Begin with the line holding "Write the Bokeh code for this chart.", end with the line holding "from bokeh.resources import INLINE", and repeat every line in between exactly, without pictures.

───

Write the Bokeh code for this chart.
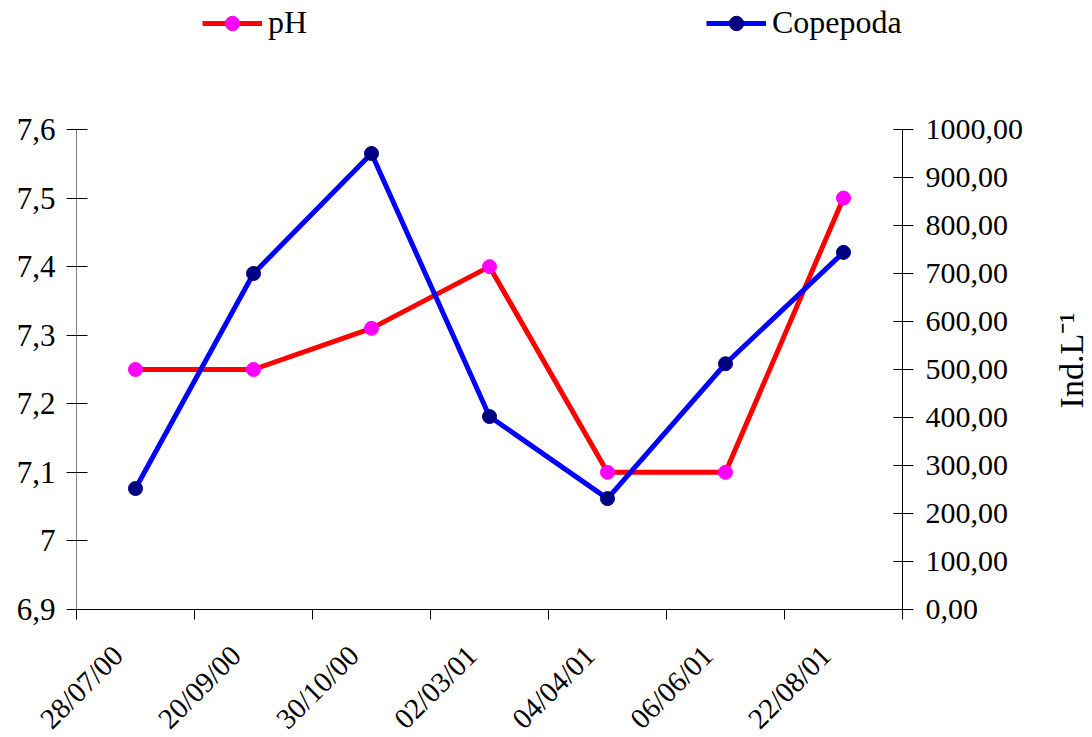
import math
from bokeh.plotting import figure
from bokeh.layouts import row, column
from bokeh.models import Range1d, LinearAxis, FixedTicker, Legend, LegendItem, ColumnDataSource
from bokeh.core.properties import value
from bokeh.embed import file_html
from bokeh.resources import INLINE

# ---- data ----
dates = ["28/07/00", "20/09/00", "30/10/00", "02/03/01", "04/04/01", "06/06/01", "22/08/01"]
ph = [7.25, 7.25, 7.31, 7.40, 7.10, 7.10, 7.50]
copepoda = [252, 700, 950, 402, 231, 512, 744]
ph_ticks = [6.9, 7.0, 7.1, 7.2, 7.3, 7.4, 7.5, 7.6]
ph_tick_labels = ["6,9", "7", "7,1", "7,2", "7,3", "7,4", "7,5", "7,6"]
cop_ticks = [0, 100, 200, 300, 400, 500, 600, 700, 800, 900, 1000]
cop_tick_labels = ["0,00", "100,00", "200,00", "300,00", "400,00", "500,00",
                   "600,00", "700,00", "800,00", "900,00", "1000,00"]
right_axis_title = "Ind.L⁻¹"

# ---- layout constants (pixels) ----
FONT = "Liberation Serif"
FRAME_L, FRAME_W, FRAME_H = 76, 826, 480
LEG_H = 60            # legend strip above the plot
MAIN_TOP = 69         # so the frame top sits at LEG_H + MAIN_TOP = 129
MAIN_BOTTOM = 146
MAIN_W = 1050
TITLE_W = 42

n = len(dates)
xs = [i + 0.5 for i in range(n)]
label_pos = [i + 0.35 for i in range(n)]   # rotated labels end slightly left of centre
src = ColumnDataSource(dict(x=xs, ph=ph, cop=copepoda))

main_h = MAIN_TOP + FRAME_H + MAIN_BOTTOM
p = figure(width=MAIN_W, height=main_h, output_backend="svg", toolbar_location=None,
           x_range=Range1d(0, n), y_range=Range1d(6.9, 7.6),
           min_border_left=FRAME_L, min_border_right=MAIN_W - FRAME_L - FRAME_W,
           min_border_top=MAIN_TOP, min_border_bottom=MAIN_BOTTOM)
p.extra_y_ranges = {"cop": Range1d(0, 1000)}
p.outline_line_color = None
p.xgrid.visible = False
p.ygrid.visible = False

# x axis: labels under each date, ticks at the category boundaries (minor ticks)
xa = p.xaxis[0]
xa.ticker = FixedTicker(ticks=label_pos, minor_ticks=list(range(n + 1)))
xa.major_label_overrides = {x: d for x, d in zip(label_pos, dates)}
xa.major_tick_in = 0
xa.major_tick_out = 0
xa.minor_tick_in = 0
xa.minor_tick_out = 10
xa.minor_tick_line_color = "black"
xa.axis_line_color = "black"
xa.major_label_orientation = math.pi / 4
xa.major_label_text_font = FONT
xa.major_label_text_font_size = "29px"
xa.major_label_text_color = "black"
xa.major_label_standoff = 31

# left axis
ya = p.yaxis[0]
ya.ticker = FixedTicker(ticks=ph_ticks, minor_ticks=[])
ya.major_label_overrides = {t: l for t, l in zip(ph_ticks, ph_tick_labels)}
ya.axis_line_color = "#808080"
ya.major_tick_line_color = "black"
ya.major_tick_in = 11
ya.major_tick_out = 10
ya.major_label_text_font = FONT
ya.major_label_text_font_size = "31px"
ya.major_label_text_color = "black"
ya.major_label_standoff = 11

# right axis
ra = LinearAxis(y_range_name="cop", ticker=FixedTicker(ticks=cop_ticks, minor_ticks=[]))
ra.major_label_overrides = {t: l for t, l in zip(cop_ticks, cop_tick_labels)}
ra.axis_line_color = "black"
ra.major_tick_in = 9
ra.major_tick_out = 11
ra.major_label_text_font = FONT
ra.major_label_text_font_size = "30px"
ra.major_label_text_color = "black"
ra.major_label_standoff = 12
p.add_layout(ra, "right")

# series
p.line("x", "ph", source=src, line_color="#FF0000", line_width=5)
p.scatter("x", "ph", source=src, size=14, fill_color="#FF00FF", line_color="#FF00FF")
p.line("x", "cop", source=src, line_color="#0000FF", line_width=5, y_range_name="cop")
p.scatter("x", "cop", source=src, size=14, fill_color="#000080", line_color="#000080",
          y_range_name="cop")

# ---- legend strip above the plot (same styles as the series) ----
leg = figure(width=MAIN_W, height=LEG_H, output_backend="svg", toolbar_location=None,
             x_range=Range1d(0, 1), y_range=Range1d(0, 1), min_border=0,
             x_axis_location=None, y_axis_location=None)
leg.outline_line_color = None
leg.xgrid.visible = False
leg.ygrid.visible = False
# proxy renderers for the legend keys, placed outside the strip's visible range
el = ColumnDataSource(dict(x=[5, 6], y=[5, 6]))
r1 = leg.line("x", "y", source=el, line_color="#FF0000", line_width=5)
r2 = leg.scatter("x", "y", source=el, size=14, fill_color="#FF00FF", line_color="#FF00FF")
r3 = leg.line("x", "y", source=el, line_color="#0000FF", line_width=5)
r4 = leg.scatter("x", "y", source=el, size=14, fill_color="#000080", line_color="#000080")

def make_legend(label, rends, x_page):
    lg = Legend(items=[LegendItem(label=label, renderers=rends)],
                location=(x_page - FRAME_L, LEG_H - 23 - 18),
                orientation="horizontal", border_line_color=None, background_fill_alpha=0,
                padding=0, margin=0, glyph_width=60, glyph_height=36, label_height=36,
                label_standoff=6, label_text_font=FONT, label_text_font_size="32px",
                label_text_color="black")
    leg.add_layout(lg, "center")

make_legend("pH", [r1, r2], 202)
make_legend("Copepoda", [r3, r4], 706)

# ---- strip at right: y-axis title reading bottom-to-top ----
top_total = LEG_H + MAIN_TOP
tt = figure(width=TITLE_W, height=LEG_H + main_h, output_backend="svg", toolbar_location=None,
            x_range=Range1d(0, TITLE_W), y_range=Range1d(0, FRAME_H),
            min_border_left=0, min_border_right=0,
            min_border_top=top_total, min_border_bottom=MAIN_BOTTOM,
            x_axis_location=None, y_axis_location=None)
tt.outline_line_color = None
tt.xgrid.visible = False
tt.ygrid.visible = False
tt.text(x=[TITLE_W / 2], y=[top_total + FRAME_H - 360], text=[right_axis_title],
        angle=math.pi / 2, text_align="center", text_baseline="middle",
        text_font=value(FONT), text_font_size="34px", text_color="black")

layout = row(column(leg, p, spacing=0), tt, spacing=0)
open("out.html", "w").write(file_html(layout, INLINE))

───

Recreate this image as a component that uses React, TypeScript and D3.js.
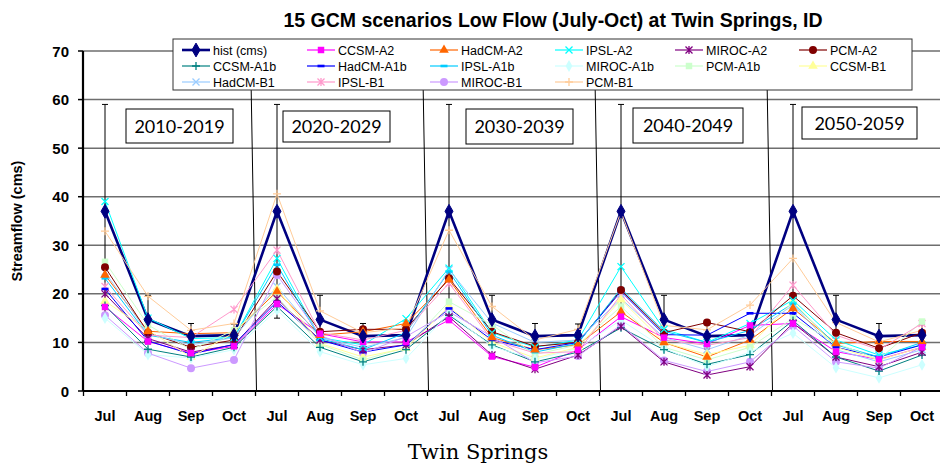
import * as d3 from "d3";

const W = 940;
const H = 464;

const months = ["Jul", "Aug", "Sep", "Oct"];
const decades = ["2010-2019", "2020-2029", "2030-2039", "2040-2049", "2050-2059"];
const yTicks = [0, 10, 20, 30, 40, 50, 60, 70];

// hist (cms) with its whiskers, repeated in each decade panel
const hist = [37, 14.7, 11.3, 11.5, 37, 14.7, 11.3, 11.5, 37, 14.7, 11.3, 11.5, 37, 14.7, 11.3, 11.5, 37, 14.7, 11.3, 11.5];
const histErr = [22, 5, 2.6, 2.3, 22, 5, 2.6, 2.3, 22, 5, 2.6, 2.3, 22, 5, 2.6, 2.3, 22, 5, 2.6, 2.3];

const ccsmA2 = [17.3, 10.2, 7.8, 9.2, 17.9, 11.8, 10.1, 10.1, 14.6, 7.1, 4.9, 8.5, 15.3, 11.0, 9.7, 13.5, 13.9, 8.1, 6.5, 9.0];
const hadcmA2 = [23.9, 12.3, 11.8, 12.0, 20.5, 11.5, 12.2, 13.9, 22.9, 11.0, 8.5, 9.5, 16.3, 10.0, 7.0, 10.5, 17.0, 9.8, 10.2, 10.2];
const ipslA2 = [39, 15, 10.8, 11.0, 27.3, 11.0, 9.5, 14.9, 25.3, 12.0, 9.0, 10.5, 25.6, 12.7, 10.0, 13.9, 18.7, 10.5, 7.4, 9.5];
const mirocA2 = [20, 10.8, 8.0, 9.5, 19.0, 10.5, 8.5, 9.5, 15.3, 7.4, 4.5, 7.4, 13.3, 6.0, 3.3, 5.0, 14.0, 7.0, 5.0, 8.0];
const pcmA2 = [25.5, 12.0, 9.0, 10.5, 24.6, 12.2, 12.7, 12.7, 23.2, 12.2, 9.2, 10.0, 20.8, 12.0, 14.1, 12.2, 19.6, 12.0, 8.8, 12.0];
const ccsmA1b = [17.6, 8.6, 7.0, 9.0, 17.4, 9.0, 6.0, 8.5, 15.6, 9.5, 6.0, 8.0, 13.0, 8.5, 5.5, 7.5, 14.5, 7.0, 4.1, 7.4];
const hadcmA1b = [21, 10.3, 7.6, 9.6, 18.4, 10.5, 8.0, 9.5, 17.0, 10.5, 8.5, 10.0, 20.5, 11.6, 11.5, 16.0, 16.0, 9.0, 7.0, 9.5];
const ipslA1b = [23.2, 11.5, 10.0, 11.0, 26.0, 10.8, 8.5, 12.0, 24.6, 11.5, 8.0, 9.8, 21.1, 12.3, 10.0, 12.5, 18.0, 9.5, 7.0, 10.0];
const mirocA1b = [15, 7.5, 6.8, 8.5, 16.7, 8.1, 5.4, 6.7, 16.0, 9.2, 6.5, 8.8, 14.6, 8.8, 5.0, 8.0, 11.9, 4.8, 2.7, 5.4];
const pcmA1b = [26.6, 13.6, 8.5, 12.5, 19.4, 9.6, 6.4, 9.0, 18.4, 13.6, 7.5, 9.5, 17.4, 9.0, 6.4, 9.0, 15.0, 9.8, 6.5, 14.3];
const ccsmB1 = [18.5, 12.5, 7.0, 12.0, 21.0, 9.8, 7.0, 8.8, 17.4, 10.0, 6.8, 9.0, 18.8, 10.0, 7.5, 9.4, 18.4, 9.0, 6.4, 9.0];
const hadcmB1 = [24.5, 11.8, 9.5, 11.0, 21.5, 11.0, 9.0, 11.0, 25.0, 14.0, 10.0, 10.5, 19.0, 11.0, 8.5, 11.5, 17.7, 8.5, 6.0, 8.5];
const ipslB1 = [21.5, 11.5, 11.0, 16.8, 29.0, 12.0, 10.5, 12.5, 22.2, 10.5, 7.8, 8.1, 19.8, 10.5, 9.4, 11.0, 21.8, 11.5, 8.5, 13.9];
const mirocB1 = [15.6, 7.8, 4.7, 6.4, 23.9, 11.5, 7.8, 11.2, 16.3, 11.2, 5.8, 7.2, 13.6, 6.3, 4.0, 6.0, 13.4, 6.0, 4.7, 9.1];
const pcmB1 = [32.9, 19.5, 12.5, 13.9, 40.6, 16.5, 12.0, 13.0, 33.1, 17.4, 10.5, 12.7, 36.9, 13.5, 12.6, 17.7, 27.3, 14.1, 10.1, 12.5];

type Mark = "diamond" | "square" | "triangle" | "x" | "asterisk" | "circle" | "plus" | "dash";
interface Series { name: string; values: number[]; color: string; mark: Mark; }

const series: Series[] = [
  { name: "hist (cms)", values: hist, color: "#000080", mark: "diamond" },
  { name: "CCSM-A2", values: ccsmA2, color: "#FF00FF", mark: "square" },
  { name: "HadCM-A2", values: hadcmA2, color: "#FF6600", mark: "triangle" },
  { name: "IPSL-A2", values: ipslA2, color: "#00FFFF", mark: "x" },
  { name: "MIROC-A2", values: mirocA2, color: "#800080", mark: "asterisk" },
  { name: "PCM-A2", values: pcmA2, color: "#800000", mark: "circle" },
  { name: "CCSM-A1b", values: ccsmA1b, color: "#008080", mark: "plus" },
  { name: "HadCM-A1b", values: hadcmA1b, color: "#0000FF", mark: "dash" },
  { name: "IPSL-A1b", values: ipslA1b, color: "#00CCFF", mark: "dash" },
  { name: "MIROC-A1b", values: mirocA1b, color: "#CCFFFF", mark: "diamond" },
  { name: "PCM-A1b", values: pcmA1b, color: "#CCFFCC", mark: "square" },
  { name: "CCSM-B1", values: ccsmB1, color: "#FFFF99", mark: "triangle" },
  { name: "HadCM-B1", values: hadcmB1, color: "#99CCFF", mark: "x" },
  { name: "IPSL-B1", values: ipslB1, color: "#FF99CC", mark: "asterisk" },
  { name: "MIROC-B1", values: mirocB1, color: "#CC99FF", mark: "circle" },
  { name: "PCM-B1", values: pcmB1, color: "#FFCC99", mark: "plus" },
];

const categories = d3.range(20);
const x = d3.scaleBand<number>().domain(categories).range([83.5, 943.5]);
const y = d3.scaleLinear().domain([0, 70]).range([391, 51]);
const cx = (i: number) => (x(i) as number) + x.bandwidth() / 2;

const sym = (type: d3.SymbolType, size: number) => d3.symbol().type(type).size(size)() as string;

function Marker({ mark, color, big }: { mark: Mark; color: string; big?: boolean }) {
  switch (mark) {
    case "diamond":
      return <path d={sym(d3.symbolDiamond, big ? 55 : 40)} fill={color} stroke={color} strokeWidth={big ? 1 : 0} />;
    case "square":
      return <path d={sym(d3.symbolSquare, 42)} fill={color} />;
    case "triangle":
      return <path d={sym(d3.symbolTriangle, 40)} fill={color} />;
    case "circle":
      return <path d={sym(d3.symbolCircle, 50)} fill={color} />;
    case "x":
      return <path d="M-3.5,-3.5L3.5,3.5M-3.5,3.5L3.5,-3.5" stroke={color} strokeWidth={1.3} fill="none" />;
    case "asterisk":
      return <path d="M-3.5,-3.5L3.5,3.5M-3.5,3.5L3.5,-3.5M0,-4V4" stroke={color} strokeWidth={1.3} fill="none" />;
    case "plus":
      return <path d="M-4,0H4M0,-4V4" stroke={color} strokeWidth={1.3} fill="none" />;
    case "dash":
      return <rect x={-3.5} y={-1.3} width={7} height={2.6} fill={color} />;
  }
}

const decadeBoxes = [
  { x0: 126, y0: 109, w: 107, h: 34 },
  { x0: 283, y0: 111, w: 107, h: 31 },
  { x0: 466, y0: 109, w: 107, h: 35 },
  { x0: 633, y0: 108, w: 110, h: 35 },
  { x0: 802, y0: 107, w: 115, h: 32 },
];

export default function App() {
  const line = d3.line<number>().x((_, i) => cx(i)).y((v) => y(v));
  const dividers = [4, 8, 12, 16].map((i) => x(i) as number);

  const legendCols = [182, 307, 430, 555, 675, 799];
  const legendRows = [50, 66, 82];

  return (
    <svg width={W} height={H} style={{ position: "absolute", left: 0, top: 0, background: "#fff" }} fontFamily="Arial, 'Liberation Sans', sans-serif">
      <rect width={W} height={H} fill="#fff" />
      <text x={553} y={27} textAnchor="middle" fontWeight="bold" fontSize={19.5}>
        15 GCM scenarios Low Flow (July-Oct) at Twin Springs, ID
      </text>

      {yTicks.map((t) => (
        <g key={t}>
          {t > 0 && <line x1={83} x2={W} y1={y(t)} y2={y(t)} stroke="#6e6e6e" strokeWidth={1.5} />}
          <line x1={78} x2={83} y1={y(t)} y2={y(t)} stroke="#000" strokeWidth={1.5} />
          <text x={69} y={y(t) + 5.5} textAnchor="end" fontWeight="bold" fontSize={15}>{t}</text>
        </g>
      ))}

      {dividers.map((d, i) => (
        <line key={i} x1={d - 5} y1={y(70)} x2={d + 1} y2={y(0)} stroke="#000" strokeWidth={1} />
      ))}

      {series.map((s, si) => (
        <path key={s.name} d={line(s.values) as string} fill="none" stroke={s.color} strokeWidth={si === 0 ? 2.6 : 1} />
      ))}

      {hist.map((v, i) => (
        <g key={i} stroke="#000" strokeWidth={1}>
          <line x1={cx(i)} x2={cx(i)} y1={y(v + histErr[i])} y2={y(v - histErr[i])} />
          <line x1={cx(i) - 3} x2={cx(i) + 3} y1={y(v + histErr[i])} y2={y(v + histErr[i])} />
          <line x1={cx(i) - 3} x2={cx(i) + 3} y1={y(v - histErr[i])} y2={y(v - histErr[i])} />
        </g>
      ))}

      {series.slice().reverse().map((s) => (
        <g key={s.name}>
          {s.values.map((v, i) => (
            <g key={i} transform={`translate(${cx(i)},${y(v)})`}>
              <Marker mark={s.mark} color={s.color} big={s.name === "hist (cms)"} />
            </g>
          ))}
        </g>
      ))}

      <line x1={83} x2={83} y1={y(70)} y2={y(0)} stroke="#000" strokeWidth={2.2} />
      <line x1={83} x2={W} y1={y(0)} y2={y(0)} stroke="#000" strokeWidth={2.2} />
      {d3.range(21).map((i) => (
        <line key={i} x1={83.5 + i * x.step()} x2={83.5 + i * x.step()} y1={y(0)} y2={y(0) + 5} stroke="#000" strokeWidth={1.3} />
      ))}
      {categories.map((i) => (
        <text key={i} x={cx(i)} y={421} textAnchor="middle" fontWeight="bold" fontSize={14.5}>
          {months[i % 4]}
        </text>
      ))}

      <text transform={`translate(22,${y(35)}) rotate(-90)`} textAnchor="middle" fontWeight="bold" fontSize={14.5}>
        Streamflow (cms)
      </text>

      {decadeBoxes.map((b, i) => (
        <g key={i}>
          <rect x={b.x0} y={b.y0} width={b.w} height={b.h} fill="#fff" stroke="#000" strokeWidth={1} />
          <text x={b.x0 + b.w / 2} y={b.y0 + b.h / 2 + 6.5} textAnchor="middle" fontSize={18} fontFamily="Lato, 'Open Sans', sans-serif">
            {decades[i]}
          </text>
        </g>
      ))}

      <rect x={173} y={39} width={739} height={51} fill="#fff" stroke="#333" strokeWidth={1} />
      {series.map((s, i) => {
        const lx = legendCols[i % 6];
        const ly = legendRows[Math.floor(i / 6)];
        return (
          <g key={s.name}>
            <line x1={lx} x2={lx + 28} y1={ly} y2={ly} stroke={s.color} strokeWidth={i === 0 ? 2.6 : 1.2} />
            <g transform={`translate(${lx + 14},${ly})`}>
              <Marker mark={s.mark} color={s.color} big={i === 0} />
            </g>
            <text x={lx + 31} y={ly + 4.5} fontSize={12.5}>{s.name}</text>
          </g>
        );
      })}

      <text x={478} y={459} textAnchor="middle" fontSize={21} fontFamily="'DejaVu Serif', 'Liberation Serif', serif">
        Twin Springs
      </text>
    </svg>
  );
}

───

Solution.
Write the Bokeh code for this chart.
import math
from bokeh.plotting import figure
from bokeh.layouts import row, column
from bokeh.models import Range1d, LinearAxis, FixedTicker, Legend, LegendItem, ColumnDataSource
from bokeh.core.properties import value
from bokeh.embed import file_html
from bokeh.resources import INLINE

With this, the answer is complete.